Há uma diferença fundamental entre o medo íntimo e o medo coletivo. O primeiro é silencioso, claustrofóbico e costuma se desenrolar na esfera da experiência pessoal; o segundo transforma o pânico em epidemia, dissolvendo fronteiras entre indivíduo e massa. “Possessão Nível 2”, sequência do fenômeno de terror regional que surpreendeu a crítica em seu primeiro capítulo, parte exatamente desse ponto. O diretor Krishnadev Yagnik abandona o confinamento familiar do filme anterior para explorar uma histeria de dimensões públicas, e, ao fazê-lo, troca a contenção pela vertigem.
A narrativa se passa doze anos após os acontecimentos originais. A família central ainda vive sob a sombra do feitiço que destruiu sua vida, quando uma série de eventos inexplicáveis em uma escola desencadeia um novo ciclo de horror. O mal, antes restrito ao espaço doméstico, agora se espalha entre adolescentes em transe, unidas por um comportamento hipnótico que elimina qualquer noção de vontade própria. A ampliação do cenário não é apenas geográfica, mas conceitual: o filme deixa de falar de uma maldição individual para questionar o colapso da racionalidade em comunidade.
Yagnik, que domina o ritmo e a construção da tensão, aposta em uma encenação mais caótica. O uso de planos longos e cortes abruptos cria um contraste entre controle e desintegração, espelhando a própria experiência dos personagens. Há momentos em que a mise-en-scène parece deliberadamente desorganizada, como se a desordem visual traduzisse a perda de sentido que assombra a trama. O espectador é lançado em uma zona de instabilidade, onde a lógica narrativa parece prestes a se fragmentar.
Ainda que o roteiro flerte com o excesso e sofra um certo esvaziamento na segunda metade, o núcleo emocional permanece firme graças às interpretações. Hitu Kanodia, no papel do pai que tenta restaurar um mínimo de ordem, sustenta o caos com uma presença contida e desesperada.
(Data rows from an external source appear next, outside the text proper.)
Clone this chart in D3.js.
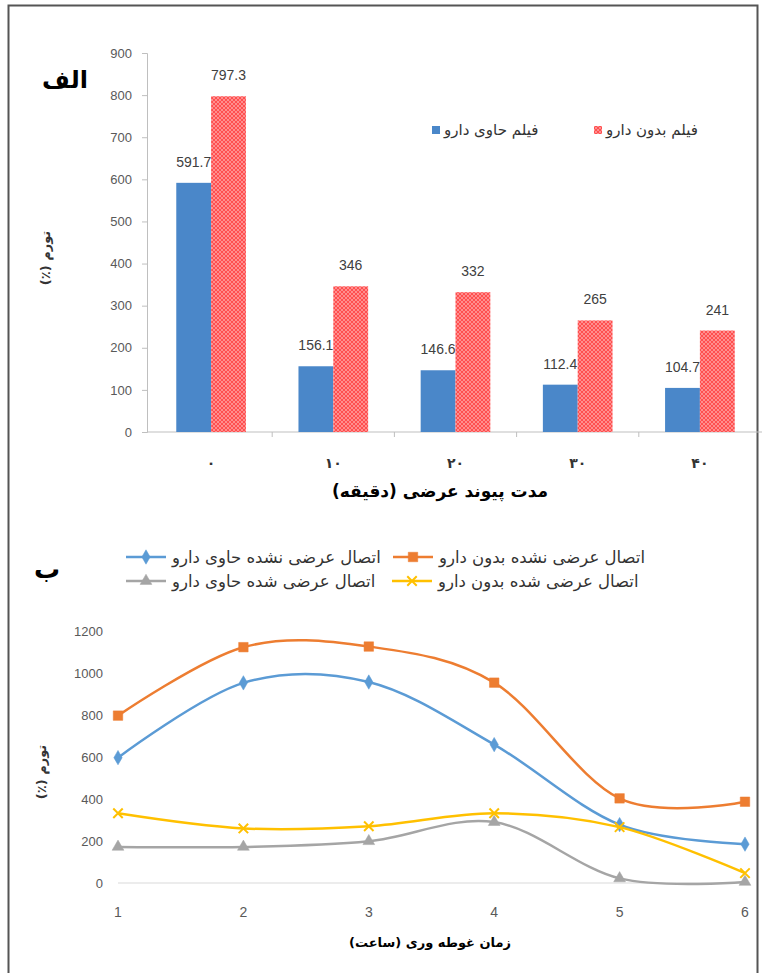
<!DOCTYPE html>
<html>
<head>
<meta charset="utf-8">
<script src="https://cdn.jsdelivr.net/npm/d3@7"></script>
<style>
  body { margin: 0; background: #fff; }
  svg { display: block; }
  text { font-family: "DejaVu Sans", "Liberation Sans", sans-serif; }
  .num { font-family: "Liberation Sans", Arial, sans-serif; }
</style>
</head>
<body>
<svg id="chart" width="763" height="973"></svg>
<script>
// ---- chart A (bars) ----
const catsA = ['۰', '۱۰', '۲۰', '۳۰', '۴۰'];
const seriesA = ['فیلم حاوی دارو', 'فیلم بدون دارو'];
const withDrugA = [591.7, 156.1, 146.6, 112.4, 104.7];
const noDrugA = [797.3, 346, 332, 265, 241];
const yTicksA = [0, 100, 200, 300, 400, 500, 600, 700, 800, 900];

// ---- chart B (lines) ----
const hoursB = [1, 2, 3, 4, 5, 6];
const namesB = [
  'اتصال عرضی نشده حاوی دارو',
  'اتصال عرضی نشده بدون دارو',
  'اتصال عرضی شده حاوی دارو',
  'اتصال عرضی شده بدون دارو'
];
const uncrossDrugB = [597, 953, 957, 659, 278, 185];
const uncrossNoDrugB = [797, 1123, 1126, 954, 403, 387];
const crossDrugB = [172, 172, 199, 290, 22, 5];
const crossNoDrugB = [332, 260, 270, 332, 266, 47];
const yTicksB = [0, 200, 400, 600, 800, 1000, 1200];

let svg = d3.select('#chart');

// frame
svg.append('path')
  .attr('d', 'M8.5,980 V5.5 H757.5 V980')
  .attr('fill', 'none')
  .attr('stroke', '#555')
  .attr('stroke-width', 2);

// hatch for the drug-free bars
let defs = svg.append('defs');
let pat = defs.append('pattern')
  .attr('id', 'hatch')
  .attr('patternUnits', 'userSpaceOnUse')
  .attr('width', 4).attr('height', 4);
pat.append('rect').attr('width', 4).attr('height', 4).attr('fill', '#ff4f4f');
pat.append('path')
  .attr('d', 'M0,0 L4,4 M4,0 L0,4')
  .attr('stroke', '#fff')
  .attr('stroke-opacity', 0.45)
  .attr('stroke-width', 0.8);

const axisGray = '#bfbfbf';
const labelGray = '#595959';

function drawBars() {
  let x = d3.scaleBand().domain(catsA).range([150, 761])
    .paddingInner(0.43).paddingOuter(0.215);
  let sub = d3.scaleBand().domain(seriesA).range([0, x.bandwidth()]);
  let y = d3.scaleLinear().domain([0, 900]).range([432, 53]);

  let g = svg.append('g');

  // y axis
  let ya = g.append('g')
    .attr('transform', 'translate(147,0)')
    .call(d3.axisLeft(y).tickValues(yTicksA).tickSize(5).tickPadding(10));
  ya.select('.domain').attr('stroke', axisGray);
  ya.selectAll('.tick line').attr('stroke', axisGray);
  ya.selectAll('.tick text')
    .attr('class', 'num')
    .attr('fill', labelGray)
    .attr('font-size', 13);

  // x axis, ticks between the groups
  let bounds = catsA.slice(1).map(c => x(c) - x.step() * x.paddingInner() / 2);
  g.append('line')
    .attr('x1', 147).attr('x2', 762)
    .attr('y1', y(0)).attr('y2', y(0))
    .attr('stroke', axisGray);
  g.selectAll('.xtick').data(bounds).join('line')
    .attr('x1', d => d).attr('x2', d => d)
    .attr('y1', y(0)).attr('y2', y(0) + 5)
    .attr('stroke', axisGray);
  g.selectAll('.xlab').data(catsA).join('text')
    .attr('x', d => x(d) + x.bandwidth() / 2)
    .attr('y', 468)
    .attr('text-anchor', 'middle')
    .attr('font-size', 14)
    .attr('font-weight', 'bold')
    .attr('fill', '#333')
    .text(d => d);

  let rows = [
    { name: seriesA[0], vals: withDrugA, fill: '#4a87c9' },
    { name: seriesA[1], vals: noDrugA, fill: 'url(#hatch)' }
  ];
  rows.forEach(r => {
    g.selectAll(null).data(r.vals).join('rect')
      .attr('x', (d, i) => x(catsA[i]) + sub(r.name))
      .attr('y', d => y(d))
      .attr('width', sub.bandwidth())
      .attr('height', d => y(0) - y(d))
      .attr('fill', r.fill);
    g.selectAll(null).data(r.vals).join('text')
      .attr('class', 'num')
      .attr('x', (d, i) => x(catsA[i]) + sub(r.name) + sub.bandwidth() / 2)
      .attr('y', d => y(d) - 16)
      .attr('text-anchor', 'middle')
      .attr('font-size', 14)
      .attr('fill', '#404040')
      .text(d => d);
  });

  // legend
  let leg = [
    { x: 432, name: seriesA[0], fill: '#4a87c9' },
    { x: 594, name: seriesA[1], fill: 'url(#hatch)' }
  ];
  leg.forEach(l => {
    g.append('rect').attr('x', l.x).attr('y', 126).attr('width', 8).attr('height', 8).attr('fill', l.fill);
    g.append('text').attr('x', l.x + 12).attr('y', 135)
      .attr('font-size', 15).attr('fill', '#333').text(l.name);
  });

  // titles
  g.append('text').attr('x', 65).attr('y', 88)
    .attr('text-anchor', 'middle').attr('font-size', 24).attr('font-weight', 'bold')
    .text('الف');
  g.append('text')
    .attr('transform', 'translate(50,258) rotate(-90)')
    .attr('direction', 'rtl')
    .attr('text-anchor', 'middle').attr('font-size', 13).attr('font-weight', 'bold')
    .attr('fill', '#333')
    .text('تورم (٪)');
  g.append('text').attr('x', 440).attr('y', 497)
    .attr('direction', 'rtl')
    .attr('text-anchor', 'middle').attr('font-size', 17).attr('font-weight', 'bold')
    .text('مدت پیوند عرضی (دقیقه)');
}

function drawLines() {
  let x = d3.scalePoint().domain(hoursB).range([118, 745]);
  let y = d3.scaleLinear().domain([0, 1200]).range([883, 631]);
  let g = svg.append('g');

  g.append('line')
    .attr('x1', 118).attr('x2', 745)
    .attr('y1', y(0)).attr('y2', y(0))
    .attr('stroke', '#d9d9d9');

  g.selectAll('.ylab').data(yTicksB).join('text')
    .attr('class', 'num')
    .attr('x', 103).attr('y', d => y(d)).attr('dy', '0.35em')
    .attr('text-anchor', 'end')
    .attr('font-size', 13).attr('fill', labelGray)
    .text(d => d);
  g.selectAll('.xlab').data(hoursB).join('text')
    .attr('class', 'num')
    .attr('x', d => x(d)).attr('y', 917)
    .attr('text-anchor', 'middle')
    .attr('font-size', 14).attr('fill', labelGray)
    .text(d => d);

  let sx = d3.symbolX || d3.symbolCross;
  let series = [
    { name: namesB[0], vals: uncrossDrugB, color: '#5b9bd5', sym: d3.symbolDiamond, size: 60, fill: true },
    { name: namesB[1], vals: uncrossNoDrugB, color: '#ed7d31', sym: d3.symbolSquare, size: 90, fill: true },
    { name: namesB[2], vals: crossDrugB, color: '#a5a5a5', sym: d3.symbolTriangle, size: 60, fill: true },
    { name: namesB[3], vals: crossNoDrugB, color: '#ffc000', sym: sx, size: 60, fill: false }
  ];

  let line = d3.line()
    .x((d, i) => x(hoursB[i]))
    .y(d => y(d))
    .curve(d3.curveCatmullRom.alpha(0));

  function marker(sel, s) {
    sel.attr('d', d3.symbol(s.sym, s.size))
      .attr('fill', s.fill ? s.color : 'none')
      .attr('stroke', s.color)
      .attr('stroke-width', s.fill ? 0.5 : 2);
  }

  series.forEach(s => {
    g.append('path')
      .attr('d', line(s.vals))
      .attr('fill', 'none')
      .attr('stroke', s.color)
      .attr('stroke-width', 2.5);
    g.selectAll(null).data(s.vals).join('path')
      .attr('transform', (d, i) => `translate(${x(hoursB[i])},${y(d)})`)
      .call(marker, s);
  });

  // legend, two rows
  let legPos = [
    { x: 126, y: 557, s: series[0] },
    { x: 393, y: 557, s: series[1] },
    { x: 126, y: 581, s: series[2] },
    { x: 392, y: 581, s: series[3] }
  ];
  legPos.forEach(p => {
    g.append('line')
      .attr('x1', p.x).attr('x2', p.x + 40)
      .attr('y1', p.y).attr('y2', p.y)
      .attr('stroke', p.s.color).attr('stroke-width', 2.5);
    g.append('path')
      .attr('transform', `translate(${p.x + 20},${p.y})`)
      .call(marker, p.s);
    g.append('text').attr('x', p.x + 46).attr('y', p.y).attr('dy', '0.35em')
      .attr('font-size', 16.5).attr('fill', '#333').text(p.s.name);
  });

  g.append('text').attr('x', 47).attr('y', 578)
    .attr('text-anchor', 'middle').attr('font-size', 26).attr('font-weight', 'bold')
    .text('ب');
  g.append('text')
    .attr('transform', 'translate(46,772) rotate(-90)')
    .attr('direction', 'rtl')
    .attr('text-anchor', 'middle').attr('font-size', 13).attr('font-weight', 'bold')
    .attr('fill', '#333')
    .text('تورم (٪)');
  g.append('text').attr('x', 430).attr('y', 947)
    .attr('direction', 'rtl')
    .attr('text-anchor', 'middle').attr('font-size', 13).attr('font-weight', 'bold')
    .text('زمان غوطه وری (ساعت)');
}

drawBars();
drawLines();
</script>
</body>
</html>
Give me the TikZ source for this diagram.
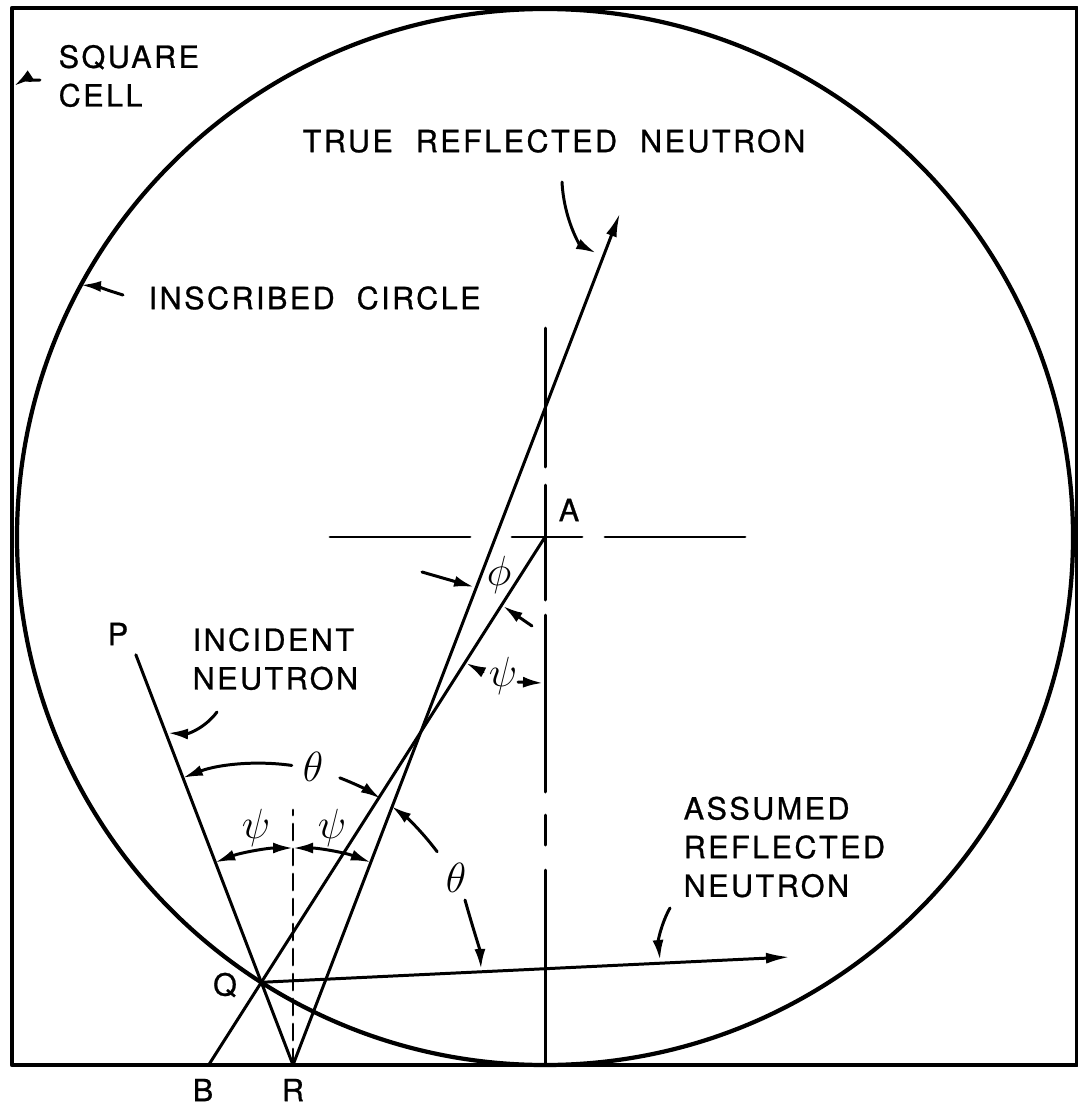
\documentclass[tikz,border=0pt]{standalone}
\usepackage{fontspec}
\setmainfont{TeX Gyre Heros}[LetterSpace=8.0, FakeBold=0.8]
\usetikzlibrary{arrows.meta,calc}

\begin{document}
\begin{tikzpicture}[
  line cap=round, line join=round,
  >={Latex[length=2.4mm,width=1.1mm]},
  ray/.style={line width=0.85pt},
  bound/.style={line width=1.2pt},
  guide/.style={line width=0.85pt},
  leader/.style={line width=0.85pt, -{Latex[length=2mm,width=1.1mm]}},
  dim/.style={line width=0.85pt,
              {Latex[length=2mm,width=1.1mm]}-{Latex[length=2mm,width=1.1mm]}},
  lbl/.style={inner sep=0pt, align=left, anchor=west,
              font=\fontsize{8.7}{11}\selectfont},
  pt/.style={inner sep=0pt, font=\fontsize{8.7}{11}\selectfont},
  ang/.style={inner sep=0pt, font=\fontsize{11.5}{13}\selectfont}
]
  \useasboundingbox (0,0) rectangle (10.78,-11.03);

  % ── Square cell and inscribed circle ───────────────────────────────────────
  \coordinate (A) at (5.45,-5.37);
  \draw[bound] (0.12,-0.08) rectangle (10.77,-10.65);
  \draw[bound] (A) circle (5.28);

  % Points of the construction
  \coordinate (Q) at ($(A)+(237.5:5.28)$);
  \coordinate (R) at (2.93,-10.65);
  \coordinate (B) at ($(A)!1.186!(Q)$);
  \coordinate (P) at ($(R)!4.96!(Q)$);
  \coordinate (T) at (6.20,-2.13);
  \coordinate (S) at (7.90,-9.57);

  % Centre lines through A
  \foreach \ya/\yb in {3.28/4.67, 4.85/6.00, 6.15/7.92, 8.15/8.45, 8.70/10.65}
    \draw[guide] (5.45,-\ya) -- (5.45,-\yb);
  \foreach \xa/\xb in {3.30/4.70, 5.12/5.82, 6.05/7.45}
    \draw[guide] (\xa,-5.37) -- (\xb,-5.37);

  % ── Neutron paths ──────────────────────────────────────────────────────────
  \draw[ray] (P) -- (R);
  \draw[ray, ->] (R) -- (T);
  \draw[ray] (B) -- (A);
  \draw[ray, ->] (Q) -- (S);
  \draw[guide, dash pattern=on 0.16cm off 0.09cm] (R) -- ++(0,2.55);

  % Point labels
  \node[pt] (lP) at (1.18,-6.34) {P};
  \node[pt] (lQ) at (2.25,-9.85) {Q};
  \node[pt] (lB) at (2.03,-10.90) {B};
  \node[pt] (lR) at (2.93,-10.90) {R};
  \node[pt] (lA) at (5.69,-5.10) {A};

  % ── Angles ─────────────────────────────────────────────────────────────────
  % psi at R
  \draw[dim] ($(R)+(90:2.17)$) arc[start angle=90, end angle=111, radius=2.17];
  \draw[dim] ($(R)+(90:2.17)$) arc[start angle=90, end angle=69, radius=2.17];
  \node[ang] (ps1) at (2.56,-8.28) {$\psi$};
  \node[ang] (ps2) at (3.32,-8.28) {$\psi$};

  % theta at Q
  \draw[leader] ($(Q)+(82:2.19)$) arc[start angle=82, end angle=111, radius=2.19];
  \draw[leader] ($(Q)+(69:2.19)$) arc[start angle=69, end angle=57, radius=2.19];
  \draw[leader] ($(Q)+(36.6:2.19)$) arc[start angle=36.6, end angle=53.5, radius=2.19];
  \node[ang] (th1) at (3.13,-7.67) {$\theta$};
  \node[ang] (th2) at (4.56,-8.78) {$\theta$};
  \draw[leader] (4.65,-9.00) .. controls (4.72,-9.25) and (4.80,-9.50) .. (4.81,-9.69);

  % psi and phi at A
  \node[ang] (ps3) at (5.03,-6.76) {$\psi$};
  \node[ang] (ph) at (4.99,-5.75) {$\phi$};
  \draw[leader] (4.83,-6.72) -- (4.66,-6.63);
  \draw[leader] (5.18,-6.82) -- (5.43,-6.83);
  \draw[leader] (4.22,-5.72) -- (4.74,-5.87);
  \draw[leader] (5.32,-6.26) -- (5.03,-6.06);

  % ── Labels ─────────────────────────────────────────────────────────────────
  \node[lbl] (sqcell) at (0.58,-0.76) {SQUARE\\CELL};
  \node[lbl] (inscr) at (1.48,-2.98) {INSCRIBED\ \ CIRCLE};
  \node[lbl] (truerefl) at (3.02,-1.41)
      {TRUE\hspace{0.12cm} REFLECTED\hspace{0.12cm} NEUTRON};
  \node[lbl] (incid) at (1.92,-6.59) {INCIDENT\\NEUTRON};
  \node[lbl] (assum) at (6.83,-8.47) {ASSUMED\\REFLECTED\\NEUTRON};

  \draw[leader] (0.40,-0.80) .. controls (0.30,-0.80) and (0.20,-0.82) .. (0.14,-0.86);
  \draw[leader] (1.23,-2.95) .. controls (1.10,-2.91) and (0.95,-2.86) .. (0.81,-2.85);
  \draw[leader] (5.62,-1.82) .. controls (5.64,-2.20) and (5.80,-2.45) .. (5.96,-2.53);
  \draw[leader] (2.17,-7.12) .. controls (2.05,-7.28) and (1.88,-7.34) .. (1.68,-7.33);
  \draw[leader] (6.70,-9.08) .. controls (6.62,-9.22) and (6.58,-9.40) .. (6.60,-9.60);
\end{tikzpicture}
\end{document}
Hiten Kumar, como o antagonista, oferece o contraponto: um vilão que encarna o fascínio pela destruição e o prazer em manipular. Já Janki Bodiwala, reduzida a um estado quase inanimado, impõe silêncio e inquietude, sua imobilidade torna-se mais perturbadora do que qualquer grito.
Se a primeira parte do filme era uma reflexão sobre a fragilidade da fé e da moral, esta sequência se aproxima mais de uma alegoria sobre a falência da razão moderna. O que começa como história sobrenatural se transforma em um estudo sobre controle, obediência e medo coletivo. A possessão, aqui, não é apenas espiritual: é política, cultural e psicológica. O mal se infiltra nos corpos não por magia, mas por sugestão, histeria e crença cega, elementos que definem qualquer sociedade em colapso.
O clímax, ainda que apressado, preserva uma coerência simbólica: a ideia de que o horror não termina, apenas muda de forma. O filme abandona o fechamento clássico para deixar o espectador suspenso entre dúvida e fatalismo. Não há catarse nem esperança; há apenas a consciência de que a irracionalidade é um contágio permanente. “Possessão Nível 2” pode não atingir o equilíbrio formal do primeiro filme, mas tem o mérito de pensar o terror como fenômeno coletivo, deslocando-o do sobrenatural para o social. No fundo, o verdadeiro pavor não está na maldição, mas na facilidade com que as pessoas aceitam ser possuídas.